:: SET TASK ::
Take the lines from the top down to and including the one with "minimum width=150bp] (sba)" and repeat them exactly. Omit images.

# START OF DATA SEGMENT

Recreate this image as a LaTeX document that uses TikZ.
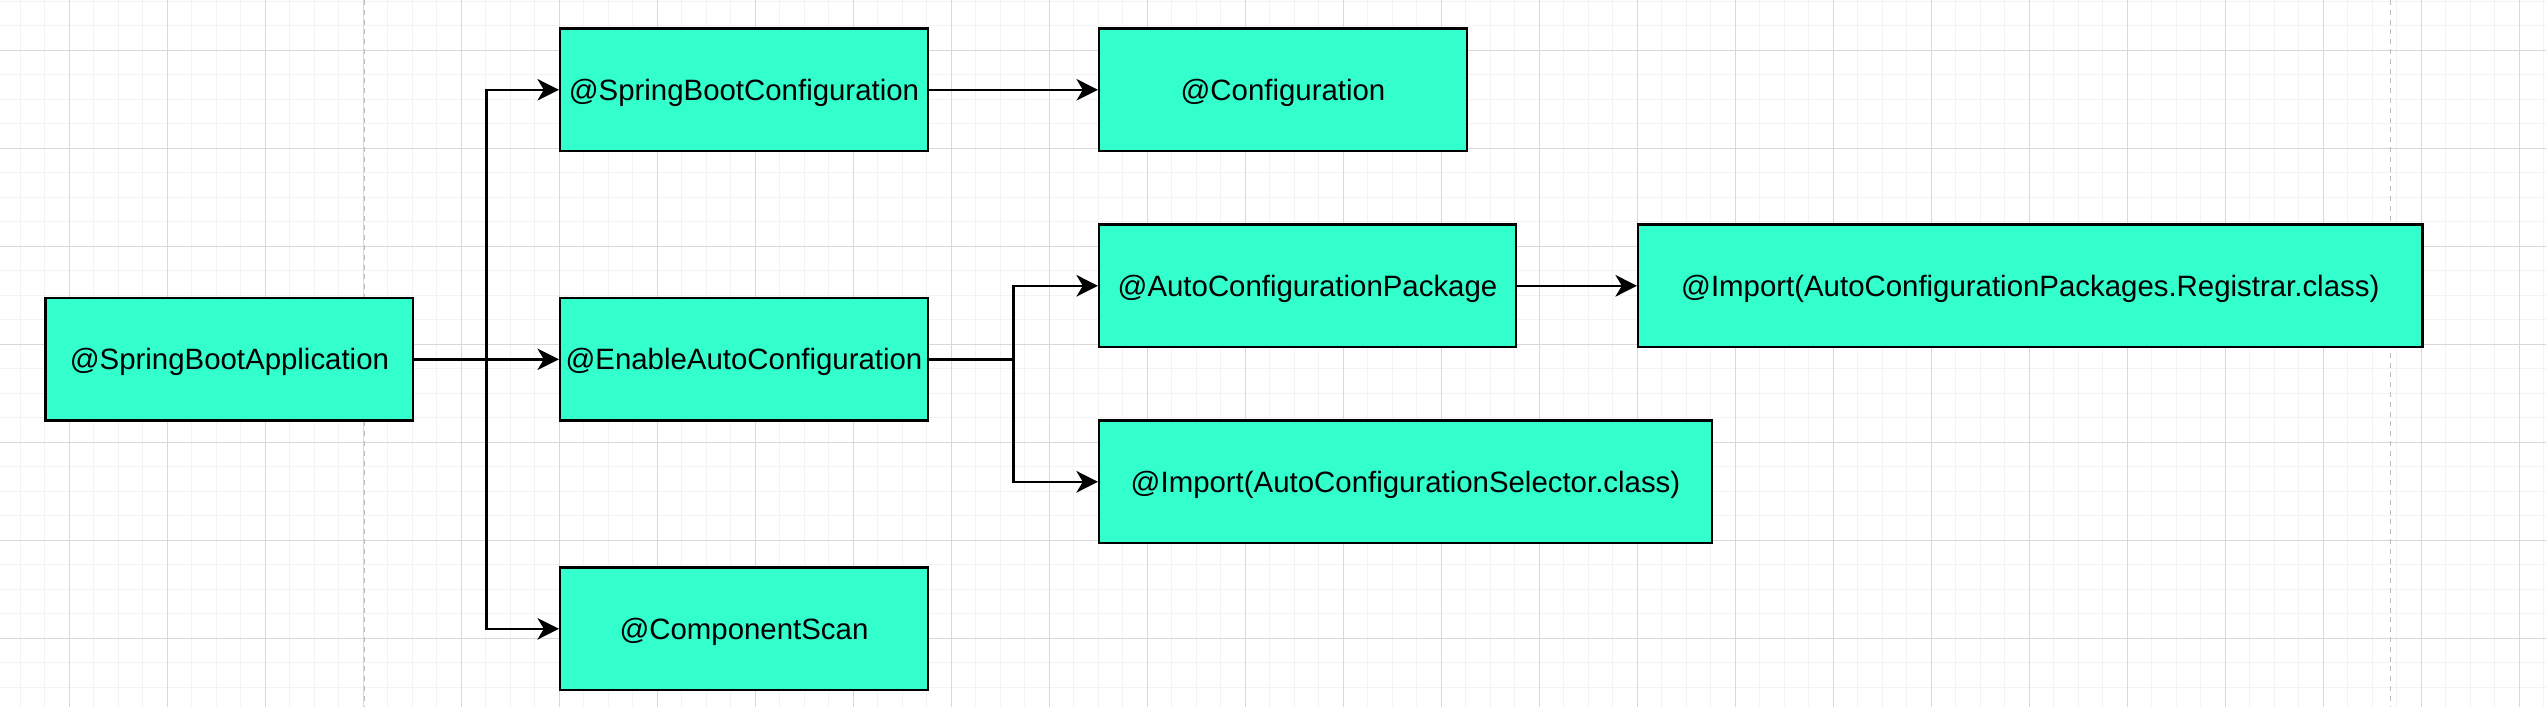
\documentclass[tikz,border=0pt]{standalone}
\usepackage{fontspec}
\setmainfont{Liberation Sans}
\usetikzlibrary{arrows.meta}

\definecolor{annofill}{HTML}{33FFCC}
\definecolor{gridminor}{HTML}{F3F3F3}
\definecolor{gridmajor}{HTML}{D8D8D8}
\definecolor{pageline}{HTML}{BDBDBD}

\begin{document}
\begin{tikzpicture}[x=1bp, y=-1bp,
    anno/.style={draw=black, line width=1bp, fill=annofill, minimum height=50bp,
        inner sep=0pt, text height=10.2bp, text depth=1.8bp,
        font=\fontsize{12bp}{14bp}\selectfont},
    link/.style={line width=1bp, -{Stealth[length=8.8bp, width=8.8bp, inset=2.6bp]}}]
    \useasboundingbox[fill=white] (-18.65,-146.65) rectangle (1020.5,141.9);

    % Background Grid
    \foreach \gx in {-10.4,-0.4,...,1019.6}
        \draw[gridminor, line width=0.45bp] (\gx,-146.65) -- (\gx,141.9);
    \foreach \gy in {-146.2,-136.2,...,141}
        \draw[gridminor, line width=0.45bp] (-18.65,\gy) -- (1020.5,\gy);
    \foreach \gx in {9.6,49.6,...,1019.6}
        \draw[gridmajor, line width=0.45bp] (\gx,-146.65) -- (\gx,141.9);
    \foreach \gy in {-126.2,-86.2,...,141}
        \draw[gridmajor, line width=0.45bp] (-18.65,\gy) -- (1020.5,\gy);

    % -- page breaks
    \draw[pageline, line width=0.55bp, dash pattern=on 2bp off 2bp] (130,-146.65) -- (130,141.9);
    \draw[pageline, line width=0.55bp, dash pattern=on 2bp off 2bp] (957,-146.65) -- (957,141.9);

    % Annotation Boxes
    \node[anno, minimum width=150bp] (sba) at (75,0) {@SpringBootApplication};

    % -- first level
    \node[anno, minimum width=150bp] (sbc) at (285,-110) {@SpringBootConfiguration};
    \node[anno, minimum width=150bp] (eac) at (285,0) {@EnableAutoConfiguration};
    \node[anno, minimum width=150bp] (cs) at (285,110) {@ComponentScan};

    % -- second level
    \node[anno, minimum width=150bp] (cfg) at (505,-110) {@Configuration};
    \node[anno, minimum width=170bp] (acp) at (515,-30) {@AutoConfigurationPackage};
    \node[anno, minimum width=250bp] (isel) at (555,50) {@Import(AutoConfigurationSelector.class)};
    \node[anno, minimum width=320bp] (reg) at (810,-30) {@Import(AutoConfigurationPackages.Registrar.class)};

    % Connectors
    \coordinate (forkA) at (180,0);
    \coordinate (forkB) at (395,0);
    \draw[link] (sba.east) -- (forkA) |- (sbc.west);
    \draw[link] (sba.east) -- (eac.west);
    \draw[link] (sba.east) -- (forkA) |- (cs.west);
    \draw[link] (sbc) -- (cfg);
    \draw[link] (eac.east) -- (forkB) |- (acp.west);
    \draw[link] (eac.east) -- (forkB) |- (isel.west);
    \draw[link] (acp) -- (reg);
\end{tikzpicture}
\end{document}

# END OF DATA SEGMENT

:: TASK RESPONSE ::
Recreate this image as a LaTeX document that uses TikZ.
\documentclass[tikz,border=0pt]{standalone}
\usepackage{fontspec}
\setmainfont{Liberation Sans}
\usetikzlibrary{arrows.meta}

\definecolor{annofill}{HTML}{33FFCC}
\definecolor{gridminor}{HTML}{F3F3F3}
\definecolor{gridmajor}{HTML}{D8D8D8}
\definecolor{pageline}{HTML}{BDBDBD}

\begin{document}
\begin{tikzpicture}[x=1bp, y=-1bp,
    anno/.style={draw=black, line width=1bp, fill=annofill, minimum height=50bp,
        inner sep=0pt, text height=10.2bp, text depth=1.8bp,
        font=\fontsize{12bp}{14bp}\selectfont},
    link/.style={line width=1bp, -{Stealth[length=8.8bp, width=8.8bp, inset=2.6bp]}}]
    \useasboundingbox[fill=white] (-18.65,-146.65) rectangle (1020.5,141.9);

    % Background Grid
    \foreach \gx in {-10.4,-0.4,...,1019.6}
        \draw[gridminor, line width=0.45bp] (\gx,-146.65) -- (\gx,141.9);
    \foreach \gy in {-146.2,-136.2,...,141}
        \draw[gridminor, line width=0.45bp] (-18.65,\gy) -- (1020.5,\gy);
    \foreach \gx in {9.6,49.6,...,1019.6}
        \draw[gridmajor, line width=0.45bp] (\gx,-146.65) -- (\gx,141.9);
    \foreach \gy in {-126.2,-86.2,...,141}
        \draw[gridmajor, line width=0.45bp] (-18.65,\gy) -- (1020.5,\gy);

    % -- page breaks
    \draw[pageline, line width=0.55bp, dash pattern=on 2bp off 2bp] (130,-146.65) -- (130,141.9);
    \draw[pageline, line width=0.55bp, dash pattern=on 2bp off 2bp] (957,-146.65) -- (957,141.9);

    % Annotation Boxes
    \node[anno, minimum width=150bp] (sba) at (75,0) {@SpringBootApplication};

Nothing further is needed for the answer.